◆ Aim of the exercise ◆
Copy out the lines that include the word "React".
*** Given data ***
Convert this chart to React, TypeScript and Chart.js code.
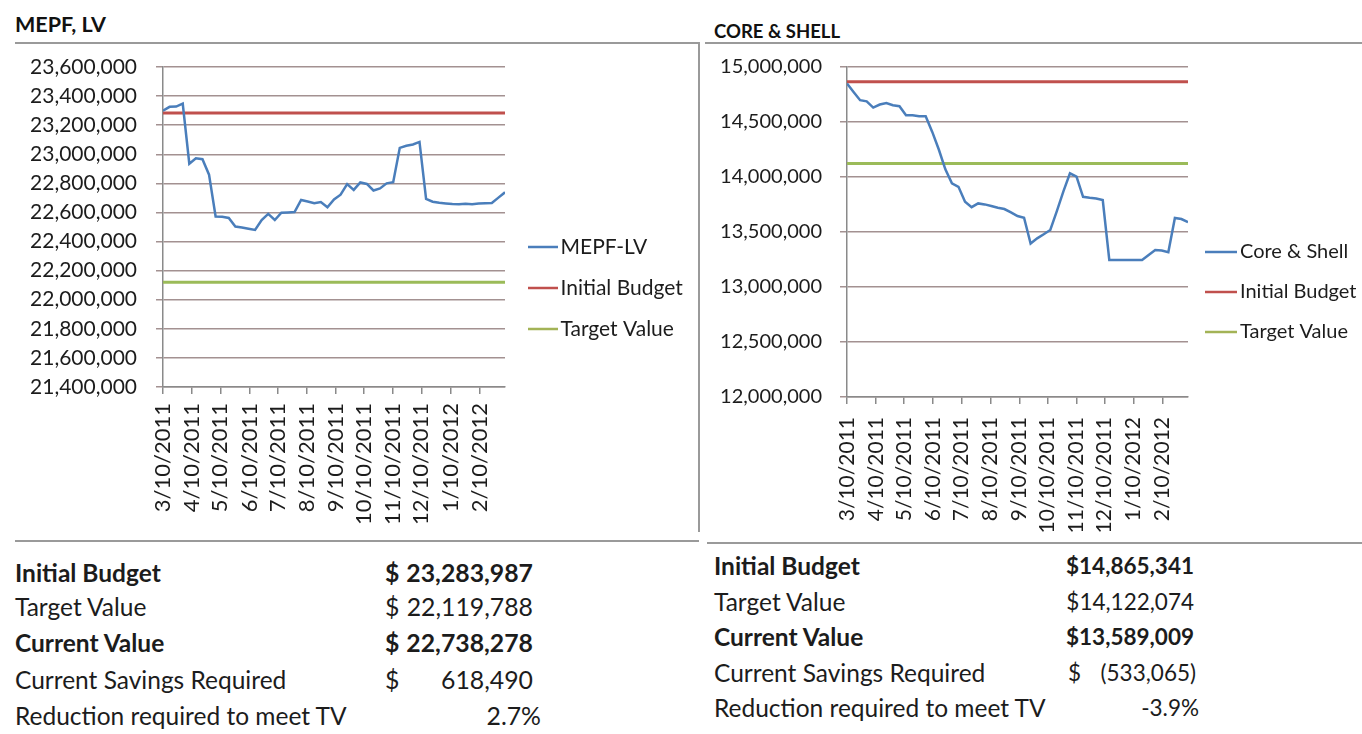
import React, { useEffect, useRef } from 'react';
import { Chart, registerables } from 'chart.js';

Chart.register(...registerables);

const FONT = 'Lato, "Open Sans", sans-serif';
const TEXT = '#1c1c1c';

// ---- data ----
const weekDates = [
  '3/10/2011', '3/17/2011', '3/24/2011', '3/31/2011', '4/7/2011', '4/14/2011', '4/21/2011', '4/28/2011',
  '5/5/2011', '5/12/2011', '5/19/2011', '5/26/2011', '6/2/2011', '6/9/2011', '6/16/2011', '6/23/2011',
  '6/30/2011', '7/7/2011', '7/14/2011', '7/21/2011', '7/28/2011', '8/4/2011', '8/11/2011', '8/18/2011',
  '8/25/2011', '9/1/2011', '9/8/2011', '9/15/2011', '9/22/2011', '9/29/2011', '10/6/2011', '10/13/2011',
  '10/20/2011', '10/27/2011', '11/3/2011', '11/10/2011', '11/17/2011', '11/24/2011', '12/1/2011', '12/8/2011',
  '12/15/2011', '12/22/2011', '12/29/2011', '1/5/2012', '1/12/2012', '1/19/2012', '1/26/2012', '2/2/2012',
  '2/9/2012', '2/16/2012', '2/23/2012', '3/1/2012', '3/8/2012',
];

const monthTickLabels = [
  '3/10/2011', '4/10/2011', '5/10/2011', '6/10/2011', '7/10/2011', '8/10/2011',
  '9/10/2011', '10/10/2011', '11/10/2011', '12/10/2011', '1/10/2012', '2/10/2012',
];

const mepfValues = [
  23300000, 23326000, 23328000, 23349000, 22935000, 22972000, 22966000, 22860000, 22572000, 22570000,
  22562000, 22503000, 22497000, 22488000, 22480000, 22548000, 22590000, 22548000, 22598000, 22600000,
  22603000, 22686000, 22675000, 22663000, 22672000, 22636000, 22690000, 22722000, 22795000, 22755000,
  22806000, 22796000, 22751000, 22765000, 22800000, 22808000, 23044000, 23058000, 23067000, 23085000,
  22693000, 22674000, 22666000, 22662000, 22658000, 22657000, 22660000, 22657000, 22662000, 22664000,
  22665000, 22702000, 22738278,
];

const coreShellValues = [
  14850000, 14773000, 14698000, 14688000, 14631000, 14659000, 14673000, 14652000, 14643000, 14562000,
  14562000, 14553000, 14553000, 14410000, 14250000, 14070000, 13942000, 13911000, 13775000, 13726000,
  13760000, 13751000, 13736000, 13721000, 13709000, 13679000, 13645000, 13630000, 13395000, 13442000,
  13479000, 13518000, 13690000, 13870000, 14033000, 14003000, 13820000, 13811000, 13805000, 13790000,
  13246000, 13246000, 13246000, 13246000, 13246000, 13246000, 13291000, 13337000, 13331000, 13316000,
  13628000, 13618000, 13589009,
];

const mepfInitialBudget = 23283987;
const mepfTargetValue = 22119788;
const coreInitialBudget = 14865341;
const coreTargetValue = 14122074;

const mepfYTicks = { min: 21400000, max: 23600000, step: 200000 };
const coreYTicks = { min: 12000000, max: 15000000, step: 500000 };

const mepfTable = [
  { label: 'Initial Budget', bold: true, cur: '$', val: '23,283,987' },
  { label: 'Target Value', bold: false, cur: '$', val: '22,119,788' },
  { label: 'Current Value', bold: true, cur: '$', val: '22,738,278' },
  { label: 'Current Savings Required', bold: false, cur: '$', val: '618,490' },
  { label: 'Reduction required to meet TV', bold: false, cur: '', val: '2.7%' },
];

const coreTable = [
  { label: 'Initial Budget', bold: true, cur: '', val: '$14,865,341' },
  { label: 'Target Value', bold: false, cur: '', val: '$14,122,074' },
  { label: 'Current Value', bold: true, cur: '', val: '$13,589,009' },
  { label: 'Current Savings Required', bold: false, cur: '$', val: '(533,065)' },
  { label: 'Reduction required to meet TV', bold: false, cur: '', val: '-3.9%' },
];

// ---- helpers ----
function dayIndex(date: string): number {
  const parse = (s: string) => {
    const [m, d, y] = s.split('/').map(Number);
    return Date.UTC(y, m - 1, d);
  };
  return Math.round((parse(date) - parse(weekDates[0])) / 86400000);
}

function legendSwatch(color: string, W: number, a: number, b: number, lw: number) {
  const c = W / 2;
  const half = Math.max(c - a, b - c) + 1;
  const cv = document.createElement('canvas');
  cv.width = Math.ceil(half * 2);
  cv.height = 6;
  const g = cv.getContext('2d')!;
  const off = c - cv.width / 2;
  g.strokeStyle = color;
  g.lineWidth = lw;
  g.beginPath();
  g.moveTo(a - off, 3);
  g.lineTo(b - off, 3);
  g.stroke();
  return cv;
}

type PanelCfg = {
  seriesName: string;
  values: number[];
  initial: number;
  target: number;
  yTicks: { min: number; max: number; step: number };
  fontSize: number;
  xFontSize: number;
  legendFont: number;
  box: { left: number; top: number; width: number; height: number };
  plot: { left: number; top: number; right: number; bottom: number };
  legend: { W: number; a: number; b: number; padding: number; firstRowCenter: number };
  yTickPad: number;
  xTickPad: number;
};

function ChartPanel({ cfg }: { cfg: PanelCfg }) {
  const ref = useRef<HTMLCanvasElement | null>(null);
  useEffect(() => {
    if (!ref.current) return;
    const lastDay = dayIndex(weekDates[weekDates.length - 1]);
    const tickDays = monthTickLabels.map(dayIndex);
    const font = { family: FONT, size: cfg.fontSize };
    const { W, a, b, padding, firstRowCenter } = cfg.legend;
    const legendNames = [cfg.seriesName, 'Initial Budget', 'Target Value'];

    // legend width as Chart.js computes it, so the plot's right edge lands where wanted
    const mctx = document.createElement('canvas').getContext('2d')!;
    mctx.font = `${cfg.legendFont}px ${FONT}`;
    const textW = Math.max(...legendNames.map((t) => mctx.measureText(t).width));
    const legendWidth = 10 + padding + W + cfg.legendFont / 2 + textW;
    const padRight = cfg.box.width - cfg.plot.right - legendWidth;
    // spacer title pushes the first legend row to the wanted height
    const titleGap = firstRowCenter - cfg.legendFont / 2 - padding - cfg.plot.top - 10;

    const chart = new Chart(ref.current, {
      type: 'line',
      data: {
        datasets: [
          {
            label: legendNames[0],
            data: weekDates.map((d, i) => ({ x: dayIndex(d), y: cfg.values[i] })),
            borderColor: '#4a7ebb',
            backgroundColor: '#4a7ebb',
            borderWidth: 2.5,
            pointRadius: 0,
            pointStyle: legendSwatch('#4a7ebb', W, a, b, 2.5) as any,
            tension: 0,
          },
          {
            label: legendNames[1],
            data: [
              { x: 0, y: cfg.initial },
              { x: lastDay, y: cfg.initial },
            ],
            borderColor: '#c0504d',
            backgroundColor: '#c0504d',
            borderWidth: 3,
            pointRadius: 0,
            pointStyle: legendSwatch('#c0504d', W, a, b, 2.5) as any,
          },
          {
            label: legendNames[2],
            data: [
              { x: 0, y: cfg.target },
              { x: lastDay, y: cfg.target },
            ],
            borderColor: '#9bbb59',
            backgroundColor: '#9bbb59',
            borderWidth: 3,
            pointRadius: 0,
            pointStyle: legendSwatch('#a3b356', W, a, b, 2.5) as any,
          },
        ],
      },
      options: {
        animation: false,
        responsive: false,
        maintainAspectRatio: false,
        events: [],
        layout: { padding: { left: 0, top: cfg.plot.top, right: padRight, bottom: 0 } },
        plugins: {
          legend: {
            position: 'right',
            align: 'start',
            maxWidth: legendWidth + 1,
            title: {
              display: true,
              text: ' ',
              font: { family: FONT, size: 10, lineHeight: 1 },
              padding: { top: 0, bottom: titleGap },
            },
            labels: {
              usePointStyle: true,
              pointStyleWidth: W,
              padding,
              color: TEXT,
              font: { family: FONT, size: cfg.legendFont },
            },
          },
          tooltip: { enabled: false },
        },
        scales: {
          x: {
            type: 'linear',
            min: 0,
            max: lastDay,
            bounds: 'data',
            afterBuildTicks: (s: any) => {
              s.ticks = tickDays.map((v) => ({ value: v }));
            },
            afterFit: (s: any) => {
              s.height = cfg.box.height - cfg.plot.bottom;
            },
            ticks: {
              autoSkip: false,
              minRotation: 90,
              maxRotation: 90,
              padding: cfg.xTickPad,
              color: TEXT,
              font: { family: FONT, size: cfg.xFontSize },
              callback: (v: any) => {
                const i = tickDays.indexOf(Number(v));
                return i >= 0 ? monthTickLabels[i] : '';
              },
            },
            grid: { drawOnChartArea: false, drawTicks: true, tickLength: 7, color: '#8a8a8a', lineWidth: 1.5 },
            border: { display: true, color: '#8a8a8a', width: 1.5 },
          },
          y: {
            min: cfg.yTicks.min,
            max: cfg.yTicks.max,
            afterFit: (s: any) => {
              s.width = cfg.plot.left;
              s.paddingTop = 0;
              s.paddingBottom = 0;
            },
            ticks: {
              stepSize: cfg.yTicks.step,
              padding: cfg.yTickPad,
              color: TEXT,
              font,
              callback: (v: any) => Number(v).toLocaleString('en-US'),
            },
            grid: { color: '#a39191', lineWidth: 1.5, tickLength: 7 },
            border: { display: true, color: '#8a8a8a', width: 1.5 },
          },
        },
      } as any,
    });
    return () => chart.destroy();
  }, [cfg]);
  return (
    <canvas
      ref={ref}
      width={cfg.box.width}
      height={cfg.box.height}
      style={{ position: 'absolute', left: cfg.box.left, top: cfg.box.top, width: cfg.box.width, height: cfg.box.height }}
    />
  );
}

// box = canvas placement on the page; plot/legend values are in canvas pixels
const leftCfg: PanelCfg = {
  seriesName: 'MEPF-LV',
  values: mepfValues,
  initial: mepfInitialBudget,
  target: mepfTargetValue,
  yTicks: mepfYTicks,
  fontSize: 21,
  xFontSize: 22,
  legendFont: 21,
  box: { left: 15, top: 45, width: 682, height: 495 },
  plot: { left: 148, top: 22, right: 490, bottom: 342 },
  legend: { W: 25, a: 3, b: 33, padding: 20, firstRowCenter: 202 },
  yTickPad: 19,
  xTickPad: 9,
};

const rightCfg: PanelCfg = {
  seriesName: 'Core & Shell',
  values: coreShellValues,
  initial: coreInitialBudget,
  target: coreTargetValue,
  yTicks: coreYTicks,
  fontSize: 20,
  xFontSize: 21,
  legendFont: 20,
  box: { left: 705, top: 45, width: 672, height: 498 },
  plot: { left: 142, top: 22, right: 483, bottom: 352 },
  legend: { W: 22, a: -3, b: 29, padding: 20, firstRowCenter: 207 },
  yTickPad: 18,
  xTickPad: 13,
};

type Row = { label: string; bold: boolean; cur: string; val: string };

function Table({ rows, left, centers, curX, valRight, labelSize, valueSize }: {
  rows: Row[]; left: number; centers: number[]; curX: number; valRight: number[]; labelSize: number; valueSize: number;
}) {
  return (
    <>
      {rows.map((r, i) => {
        const top = centers[i] - 15;
        const st: React.CSSProperties = {
          position: 'absolute', top, height: 30, lineHeight: '30px',
          fontWeight: r.bold ? 700 : 400, fontFamily: FONT, color: TEXT, whiteSpace: 'nowrap',
        };
        return (
          <React.Fragment key={i}>
            <div style={{ ...st, left, fontSize: labelSize }}>{r.label}</div>
            {r.cur && <div style={{ ...st, left: curX, fontSize: valueSize }}>{r.cur}</div>}
            <div style={{ ...st, right: 1362 - valRight[i], textAlign: 'right', fontSize: valueSize }}>{r.val}</div>
          </React.Fragment>
        );
      })}
    </>
  );
}

export default function App() {
  const line = (l: number, t: number, w: number, h: number) => (
    <div style={{ position: 'absolute', left: l, top: t, width: w, height: h, background: '#9a9a9a' }} />
  );
  return (
    <div style={{ position: 'fixed', left: 0, top: 0, width: 1362, height: 734, background: '#fff', overflow: 'hidden', fontFamily: FONT }}>
      <div style={{ position: 'absolute', left: 15, top: 9, lineHeight: '30px', fontSize: 21.5, fontWeight: 700, color: '#111' }}>MEPF, LV</div>
      <div style={{ position: 'absolute', left: 714, top: 19, lineHeight: '24px', fontSize: 18.5, fontWeight: 700, color: '#111' }}>CORE &amp; SHELL</div>
      {line(15, 42, 684, 2)}
      {line(698, 42, 2, 490)}
      {line(15, 540, 684, 2)}
      {line(705, 42, 657, 2)}
      {line(707, 542, 655, 2)}
      <ChartPanel cfg={leftCfg} />
      <ChartPanel cfg={rightCfg} />
      <Table rows={mepfTable} left={15} centers={[573, 607, 643, 680, 716]} curX={385}
        valRight={[533, 533, 533, 533, 541]} labelSize={24.5} valueSize={24.8} />
      <Table rows={coreTable} left={714} centers={[566, 602, 637, 673, 708]} curX={1068}
        valRight={[1194, 1194, 1194, 1196, 1199]} labelSize={24.5} valueSize={22.5} />
    </div>
  );
}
***
◆ Written answer ◆
Convert this chart to React, TypeScript and Chart.js code.
import React, { useEffect, useRef } from 'react';
        const st: React.CSSProperties = {
          <React.Fragment key={i}>
          </React.Fragment>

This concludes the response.